Thinking back, I have had to admit he had a point. It would be easy to imagine how some of the organs and systems of the two creatures might be altered to create new life forms. But this does not mean it did happen that way, or that any such changes came about simply as cosmic happenstance.
In Matthew 6:30, Jesus went on to say, “Wherefore, if God so clothe the grass of the field, . . . shall he not much more clothe you . . .?”
Faith, scripture, and a witness of the Holy Spirit tell me that He created the earth and its environs as a place to send His beloved children—all of us—to school. See, for example, Psalms 148:4-5: “Praise him, ye heavens of heavens, and ye waters that be above the heavens. Let them praise the name of the Lord: for he commanded, and they were created.” We are also told that God contemplated all His eternal spiritual offspring before this world existed and established a plan to give them a terrestrial, mortal home: “. . . we will make an earth whereon these may dwell: And we will prove them herewith, to see if they will do all things whatsoever the Lord their God shall command them.” (See Abraham 3:24-25 in a book of modern scripture called The Pearl of Great Price. It can be found at http://www.churchofjesuschrist.org.)

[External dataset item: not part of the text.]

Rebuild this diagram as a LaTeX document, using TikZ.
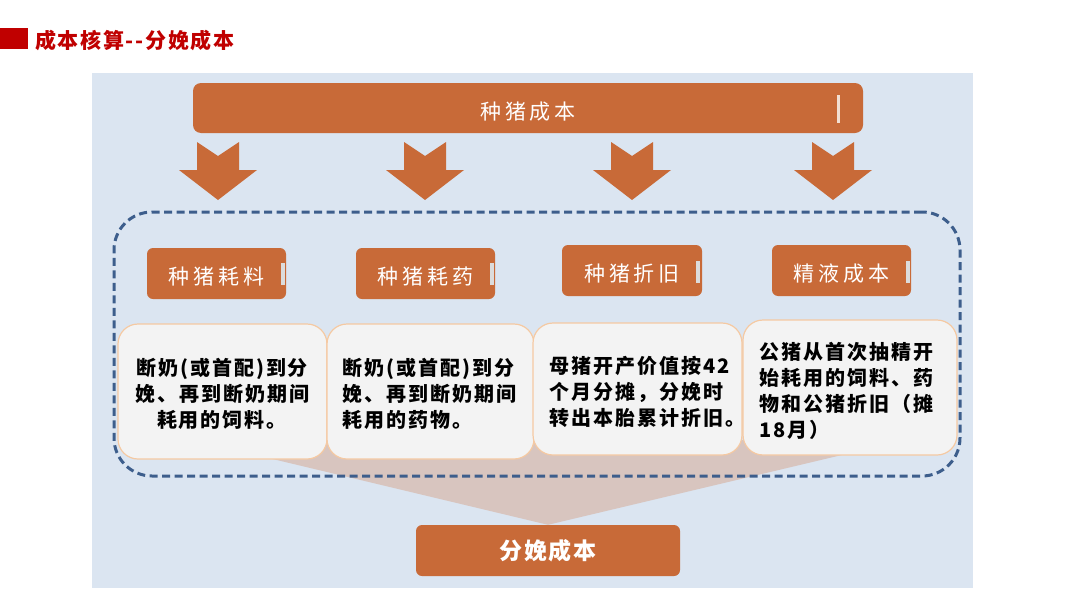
\documentclass[tikz,border=0pt]{standalone}
\usepackage{fontspec}
\setmainfont{Noto Sans CJK SC}
\definecolor{bgblue}{HTML}{DBE5F1}
\definecolor{org}{HTML}{C86A38}
\definecolor{dashblue}{HTML}{3D5E8C}
\definecolor{boxfill}{HTML}{F3F3F3}
\definecolor{boxline}{HTML}{F5C9A2}
\definecolor{funnelc}{HTML}{D8C5BF}
\definecolor{titlered}{HTML}{C00000}
\definecolor{barlight}{HTML}{F2DFD2}
\definecolor{bargrey}{HTML}{DCDCDC}
\begin{document}
\begin{tikzpicture}[x=1pt,y=-1pt,
  orgbox/.style={fill=org, rounded corners=6pt, text=white, inner sep=0,
    font=\fontsize{21}{24}\selectfont\addfontfeature{LetterSpace=18}},
  lowtext/.style={text height=24pt, text depth=2pt},
  descbox/.style={fill=boxfill, draw=boxline, line width=1.2pt, rounded corners=20pt, inner sep=0},
  desctext/.style={inner sep=0, text=black,
    font=\bfseries\fontsize{20}{26}\selectfont\addfontfeature{LetterSpace=10}},
  groupbox/.style={draw=dashblue, line width=3pt, dash pattern=on 8pt off 4.5pt, rounded corners=38pt, inner sep=0},
  barrow/.pic={\fill[org] (-21,0) -- (0,14) -- (21,0) -- (21,28) -- (39,28) -- (0,58) -- (-39,28) -- (-21,28) -- cycle;}
]
\useasboundingbox (0,0) rectangle (1080,608);
\fill[white] (0,0) rectangle (1080,608);
% title
\fill[titlered] (0,28) rectangle (28,49);
\node[anchor=west, inner sep=0, text=titlered, font=\bfseries\fontsize{21}{24}\selectfont\addfontfeature{LetterSpace=8}] (title) at (35,40) {成本核算-{}-分娩成本};
% background panel
\fill[bgblue] (92,73) rectangle (973,588);
% bottom box
\node[orgbox, minimum width=264pt, minimum height=51pt, font=\bfseries\fontsize{23}{26}\selectfont\addfontfeature{LetterSpace=8}] (fen) at (548,550.5) {分娩成本};
% funnel
\fill[funnelc] (193,440) -- (905,440) -- (fen.north) -- cycle;
% dashed group
\node[groupbox, minimum width=846pt, minimum height=264pt] (group) at (537,344) {};
% top bar
\node[orgbox, lowtext, rounded corners=8pt, minimum width=670pt, minimum height=50pt] (top) at (528,108) {种猪成本};
\fill[barlight] (837,95) rectangle (840,123);
% arrows
\foreach \cx in {218,425,632,833} \pic at (\cx,142) {barrow};
% small orange boxes
\node[orgbox, lowtext, minimum width=139pt, minimum height=51pt] (c1) at (216.5,273.5) {种猪耗料};
\node[orgbox, lowtext, minimum width=139pt, minimum height=51pt] (c2) at (425.5,273.5) {种猪耗药};
\node[orgbox, lowtext, minimum width=140pt, minimum height=51pt] (c3) at (632,270.5) {种猪折旧};
\node[orgbox, lowtext, minimum width=139pt, minimum height=51pt] (c4) at (841.5,270.5) {精液成本};
\fill[bargrey] (281,263) rectangle (285,285);
\fill[bargrey] (490,263) rectangle (494,285);
\fill[bargrey] (696,261) rectangle (700,283);
\fill[bargrey] (906,261) rectangle (910,283);
% description boxes
\node[descbox, minimum width=209pt, minimum height=135pt] (d1) at (222.5,391.5) {};
\node[descbox, minimum width=207pt, minimum height=135pt] (d2) at (430.5,391.5) {};
\node[descbox, minimum width=209pt, minimum height=132pt] (d3) at (637.5,389) {};
\node[descbox, minimum width=214pt, minimum height=135pt] (d4) at (850,387.5) {};
\node[desctext, align=center] (t1) at (222,394) {断奶(或首配)到分\\娩、再到断奶期间\\耗用的饲料。};
\node[desctext, align=left, anchor=west] (t2) at (342,394) {断奶(或首配)到分\\娩、再到断奶期间\\耗用的药物。};
\node[desctext, align=left, anchor=west] (t3) at (549,392) {母猪开产价值按42\\个月分摊，分娩时\\转出本胎累计折旧。};
\node[desctext, align=left, anchor=west] (t4) at (759,391) {公猪从首次抽精开\\始耗用的饲料、药\\物和公猪折旧（摊\\18月）};
\end{tikzpicture}
\end{document}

I do not know how long He took to create this earth or what methods He used. He has not given us that information. But I believe that the creation followed a long-term, organized, celestially ingenious plan. He who planned it used eternal, natural laws that we only understand now at very basic levels. I hope that someday, after my time in mortality, I may begin to learn about the mechanics of this creation in some celestial classroom.
In the meantime, if you ask me why I believe, I may simply have to tell you: “Consider the lilies.”